• What you have to do
Transcribe everything in the data word for word. Pictures are left out.

• Supplied material
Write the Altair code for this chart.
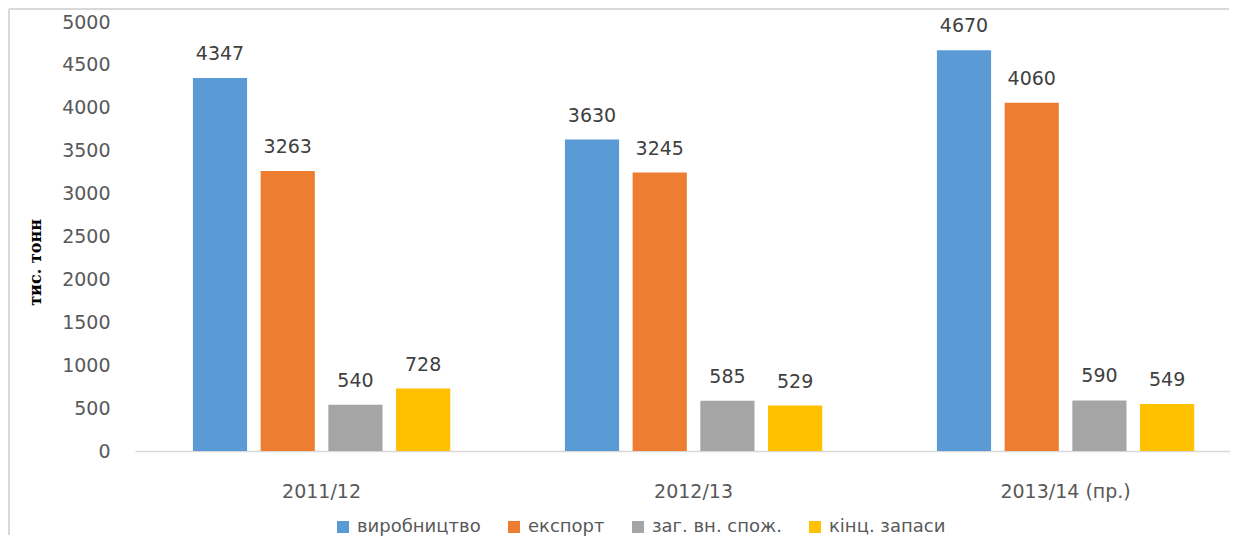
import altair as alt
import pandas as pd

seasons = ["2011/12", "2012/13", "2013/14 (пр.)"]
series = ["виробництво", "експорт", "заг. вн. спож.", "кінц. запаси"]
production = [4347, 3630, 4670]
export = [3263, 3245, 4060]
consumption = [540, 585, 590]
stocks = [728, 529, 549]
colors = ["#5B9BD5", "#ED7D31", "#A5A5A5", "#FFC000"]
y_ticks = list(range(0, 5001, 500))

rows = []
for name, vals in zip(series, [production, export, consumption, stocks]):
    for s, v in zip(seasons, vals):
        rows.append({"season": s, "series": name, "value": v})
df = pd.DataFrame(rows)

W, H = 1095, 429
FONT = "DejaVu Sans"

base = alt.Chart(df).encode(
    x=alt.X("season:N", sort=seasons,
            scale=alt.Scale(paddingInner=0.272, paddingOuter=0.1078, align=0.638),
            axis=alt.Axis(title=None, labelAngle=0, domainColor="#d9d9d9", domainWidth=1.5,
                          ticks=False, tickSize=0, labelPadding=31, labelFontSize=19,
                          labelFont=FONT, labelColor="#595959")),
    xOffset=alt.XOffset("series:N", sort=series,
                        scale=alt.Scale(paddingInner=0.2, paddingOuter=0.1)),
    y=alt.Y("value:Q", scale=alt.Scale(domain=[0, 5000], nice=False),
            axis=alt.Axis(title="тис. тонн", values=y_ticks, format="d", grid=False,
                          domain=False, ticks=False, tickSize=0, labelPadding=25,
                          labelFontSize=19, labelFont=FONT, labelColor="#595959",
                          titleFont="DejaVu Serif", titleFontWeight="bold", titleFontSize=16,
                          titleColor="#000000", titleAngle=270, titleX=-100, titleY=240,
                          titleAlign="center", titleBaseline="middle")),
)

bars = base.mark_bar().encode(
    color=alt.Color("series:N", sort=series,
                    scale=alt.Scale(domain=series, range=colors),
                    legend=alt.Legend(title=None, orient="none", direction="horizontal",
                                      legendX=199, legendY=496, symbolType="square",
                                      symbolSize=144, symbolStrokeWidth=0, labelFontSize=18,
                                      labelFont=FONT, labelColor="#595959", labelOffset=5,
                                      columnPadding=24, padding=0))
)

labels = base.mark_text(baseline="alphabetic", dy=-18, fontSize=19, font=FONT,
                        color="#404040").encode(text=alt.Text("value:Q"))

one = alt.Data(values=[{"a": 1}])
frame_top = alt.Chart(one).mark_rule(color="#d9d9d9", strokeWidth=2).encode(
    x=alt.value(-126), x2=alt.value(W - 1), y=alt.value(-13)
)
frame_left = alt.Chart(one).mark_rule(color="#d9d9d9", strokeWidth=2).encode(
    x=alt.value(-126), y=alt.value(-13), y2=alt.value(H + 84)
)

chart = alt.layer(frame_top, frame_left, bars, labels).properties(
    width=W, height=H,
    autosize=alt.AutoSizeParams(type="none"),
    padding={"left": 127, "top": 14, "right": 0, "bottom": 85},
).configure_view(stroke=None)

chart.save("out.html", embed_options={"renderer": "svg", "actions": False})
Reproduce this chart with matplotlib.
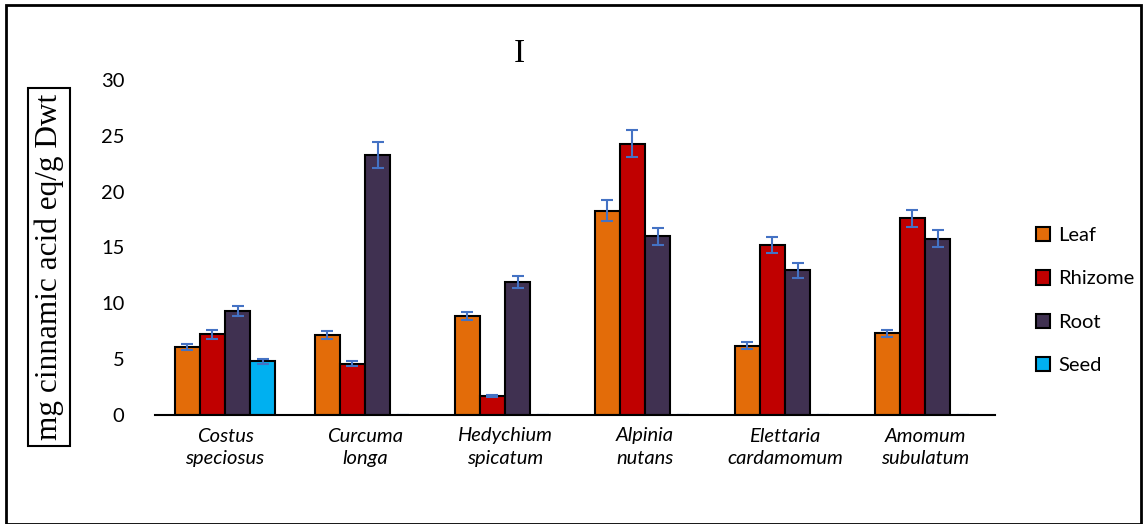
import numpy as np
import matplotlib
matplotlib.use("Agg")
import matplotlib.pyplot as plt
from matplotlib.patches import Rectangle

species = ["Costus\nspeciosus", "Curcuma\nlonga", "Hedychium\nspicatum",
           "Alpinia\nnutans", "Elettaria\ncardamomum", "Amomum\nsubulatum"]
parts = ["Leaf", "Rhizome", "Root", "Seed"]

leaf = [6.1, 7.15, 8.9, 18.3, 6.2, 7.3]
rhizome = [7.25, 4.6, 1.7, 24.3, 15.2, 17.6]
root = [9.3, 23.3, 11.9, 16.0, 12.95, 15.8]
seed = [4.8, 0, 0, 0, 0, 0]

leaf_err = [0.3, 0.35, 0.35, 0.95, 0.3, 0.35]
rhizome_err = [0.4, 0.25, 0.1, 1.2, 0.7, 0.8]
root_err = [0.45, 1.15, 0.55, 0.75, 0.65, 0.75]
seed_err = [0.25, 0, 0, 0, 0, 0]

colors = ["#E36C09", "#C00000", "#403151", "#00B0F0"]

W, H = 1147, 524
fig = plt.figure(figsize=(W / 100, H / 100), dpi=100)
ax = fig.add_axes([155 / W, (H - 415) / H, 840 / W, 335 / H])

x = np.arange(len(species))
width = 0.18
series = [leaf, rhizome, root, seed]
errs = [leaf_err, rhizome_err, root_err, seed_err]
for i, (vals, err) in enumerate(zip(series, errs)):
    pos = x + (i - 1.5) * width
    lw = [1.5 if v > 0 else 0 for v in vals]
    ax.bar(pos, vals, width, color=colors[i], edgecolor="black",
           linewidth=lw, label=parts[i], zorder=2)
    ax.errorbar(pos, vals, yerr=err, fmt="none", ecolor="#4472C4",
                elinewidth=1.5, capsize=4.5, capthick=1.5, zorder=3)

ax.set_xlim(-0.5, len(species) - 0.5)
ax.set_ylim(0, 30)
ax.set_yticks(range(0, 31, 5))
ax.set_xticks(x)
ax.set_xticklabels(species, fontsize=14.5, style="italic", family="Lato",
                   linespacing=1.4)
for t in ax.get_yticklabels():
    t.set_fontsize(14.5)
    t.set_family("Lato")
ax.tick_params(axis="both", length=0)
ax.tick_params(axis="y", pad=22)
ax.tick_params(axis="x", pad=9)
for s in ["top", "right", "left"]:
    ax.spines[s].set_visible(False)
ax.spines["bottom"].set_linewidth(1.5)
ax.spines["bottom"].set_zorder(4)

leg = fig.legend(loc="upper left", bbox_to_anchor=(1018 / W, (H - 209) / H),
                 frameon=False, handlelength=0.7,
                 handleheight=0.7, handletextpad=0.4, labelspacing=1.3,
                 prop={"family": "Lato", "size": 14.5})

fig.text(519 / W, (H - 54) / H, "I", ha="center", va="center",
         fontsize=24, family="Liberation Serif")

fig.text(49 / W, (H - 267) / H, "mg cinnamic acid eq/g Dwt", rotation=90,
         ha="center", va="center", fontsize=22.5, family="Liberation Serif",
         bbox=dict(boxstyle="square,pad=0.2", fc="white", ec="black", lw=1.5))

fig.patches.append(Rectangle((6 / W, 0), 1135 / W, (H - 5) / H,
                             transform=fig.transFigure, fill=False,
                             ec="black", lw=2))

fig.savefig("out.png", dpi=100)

• Output for this exercise
Write the Altair code for this chart.
import altair as alt
import pandas as pd

seasons = ["2011/12", "2012/13", "2013/14 (пр.)"]
series = ["виробництво", "експорт", "заг. вн. спож.", "кінц. запаси"]
production = [4347, 3630, 4670]
export = [3263, 3245, 4060]
consumption = [540, 585, 590]
stocks = [728, 529, 549]
colors = ["#5B9BD5", "#ED7D31", "#A5A5A5", "#FFC000"]
y_ticks = list(range(0, 5001, 500))

rows = []
for name, vals in zip(series, [production, export, consumption, stocks]):
    for s, v in zip(seasons, vals):
        rows.append({"season": s, "series": name, "value": v})
df = pd.DataFrame(rows)

W, H = 1095, 429
FONT = "DejaVu Sans"

base = alt.Chart(df).encode(
    x=alt.X("season:N", sort=seasons,
            scale=alt.Scale(paddingInner=0.272, paddingOuter=0.1078, align=0.638),
            axis=alt.Axis(title=None, labelAngle=0, domainColor="#d9d9d9", domainWidth=1.5,
                          ticks=False, tickSize=0, labelPadding=31, labelFontSize=19,
                          labelFont=FONT, labelColor="#595959")),
    xOffset=alt.XOffset("series:N", sort=series,
                        scale=alt.Scale(paddingInner=0.2, paddingOuter=0.1)),
    y=alt.Y("value:Q", scale=alt.Scale(domain=[0, 5000], nice=False),
            axis=alt.Axis(title="тис. тонн", values=y_ticks, format="d", grid=False,
                          domain=False, ticks=False, tickSize=0, labelPadding=25,
                          labelFontSize=19, labelFont=FONT, labelColor="#595959",
                          titleFont="DejaVu Serif", titleFontWeight="bold", titleFontSize=16,
                          titleColor="#000000", titleAngle=270, titleX=-100, titleY=240,
                          titleAlign="center", titleBaseline="middle")),
)

bars = base.mark_bar().encode(
    color=alt.Color("series:N", sort=series,
                    scale=alt.Scale(domain=series, range=colors),
                    legend=alt.Legend(title=None, orient="none", direction="horizontal",
                                      legendX=199, legendY=496, symbolType="square",
                                      symbolSize=144, symbolStrokeWidth=0, labelFontSize=18,
                                      labelFont=FONT, labelColor="#595959", labelOffset=5,
                                      columnPadding=24, padding=0))
)

labels = base.mark_text(baseline="alphabetic", dy=-18, fontSize=19, font=FONT,
                        color="#404040").encode(text=alt.Text("value:Q"))

one = alt.Data(values=[{"a": 1}])
frame_top = alt.Chart(one).mark_rule(color="#d9d9d9", strokeWidth=2).encode(
    x=alt.value(-126), x2=alt.value(W - 1), y=alt.value(-13)
)
frame_left = alt.Chart(one).mark_rule(color="#d9d9d9", strokeWidth=2).encode(
    x=alt.value(-126), y=alt.value(-13), y2=alt.value(H + 84)
)

chart = alt.layer(frame_top, frame_left, bars, labels).properties(
    width=W, height=H,
    autosize=alt.AutoSizeParams(type="none"),
    padding={"left": 127, "top": 14, "right": 0, "bottom": 85},
).configure_view(stroke=None)

chart.save("out.html", embed_options={"renderer": "svg", "actions": False})
Reproduce this chart with matplotlib.
import numpy as np
import matplotlib
matplotlib.use("Agg")
import matplotlib.pyplot as plt
from matplotlib.patches import Rectangle

species = ["Costus\nspeciosus", "Curcuma\nlonga", "Hedychium\nspicatum",
           "Alpinia\nnutans", "Elettaria\ncardamomum", "Amomum\nsubulatum"]
parts = ["Leaf", "Rhizome", "Root", "Seed"]

leaf = [6.1, 7.15, 8.9, 18.3, 6.2, 7.3]
rhizome = [7.25, 4.6, 1.7, 24.3, 15.2, 17.6]
root = [9.3, 23.3, 11.9, 16.0, 12.95, 15.8]
seed = [4.8, 0, 0, 0, 0, 0]

leaf_err = [0.3, 0.35, 0.35, 0.95, 0.3, 0.35]
rhizome_err = [0.4, 0.25, 0.1, 1.2, 0.7, 0.8]
root_err = [0.45, 1.15, 0.55, 0.75, 0.65, 0.75]
seed_err = [0.25, 0, 0, 0, 0, 0]

colors = ["#E36C09", "#C00000", "#403151", "#00B0F0"]

W, H = 1147, 524
fig = plt.figure(figsize=(W / 100, H / 100), dpi=100)
ax = fig.add_axes([155 / W, (H - 415) / H, 840 / W, 335 / H])

x = np.arange(len(species))
width = 0.18
series = [leaf, rhizome, root, seed]
errs = [leaf_err, rhizome_err, root_err, seed_err]
for i, (vals, err) in enumerate(zip(series, errs)):
    pos = x + (i - 1.5) * width
    lw = [1.5 if v > 0 else 0 for v in vals]
    ax.bar(pos, vals, width, color=colors[i], edgecolor="black",
           linewidth=lw, label=parts[i], zorder=2)
    ax.errorbar(pos, vals, yerr=err, fmt="none", ecolor="#4472C4",
                elinewidth=1.5, capsize=4.5, capthick=1.5, zorder=3)

ax.set_xlim(-0.5, len(species) - 0.5)
ax.set_ylim(0, 30)
ax.set_yticks(range(0, 31, 5))
ax.set_xticks(x)
ax.set_xticklabels(species, fontsize=14.5, style="italic", family="Lato",
                   linespacing=1.4)
for t in ax.get_yticklabels():
    t.set_fontsize(14.5)
    t.set_family("Lato")
ax.tick_params(axis="both", length=0)
ax.tick_params(axis="y", pad=22)
ax.tick_params(axis="x", pad=9)
for s in ["top", "right", "left"]:
    ax.spines[s].set_visible(False)
ax.spines["bottom"].set_linewidth(1.5)
ax.spines["bottom"].set_zorder(4)

leg = fig.legend(loc="upper left", bbox_to_anchor=(1018 / W, (H - 209) / H),
                 frameon=False, handlelength=0.7,
                 handleheight=0.7, handletextpad=0.4, labelspacing=1.3,
                 prop={"family": "Lato", "size": 14.5})

fig.text(519 / W, (H - 54) / H, "I", ha="center", va="center",
         fontsize=24, family="Liberation Serif")

fig.text(49 / W, (H - 267) / H, "mg cinnamic acid eq/g Dwt", rotation=90,
         ha="center", va="center", fontsize=22.5, family="Liberation Serif",
         bbox=dict(boxstyle="square,pad=0.2", fc="white", ec="black", lw=1.5))

fig.patches.append(Rectangle((6 / W, 0), 1135 / W, (H - 5) / H,
                             transform=fig.transFigure, fill=False,
                             ec="black", lw=2))

fig.savefig("out.png", dpi=100)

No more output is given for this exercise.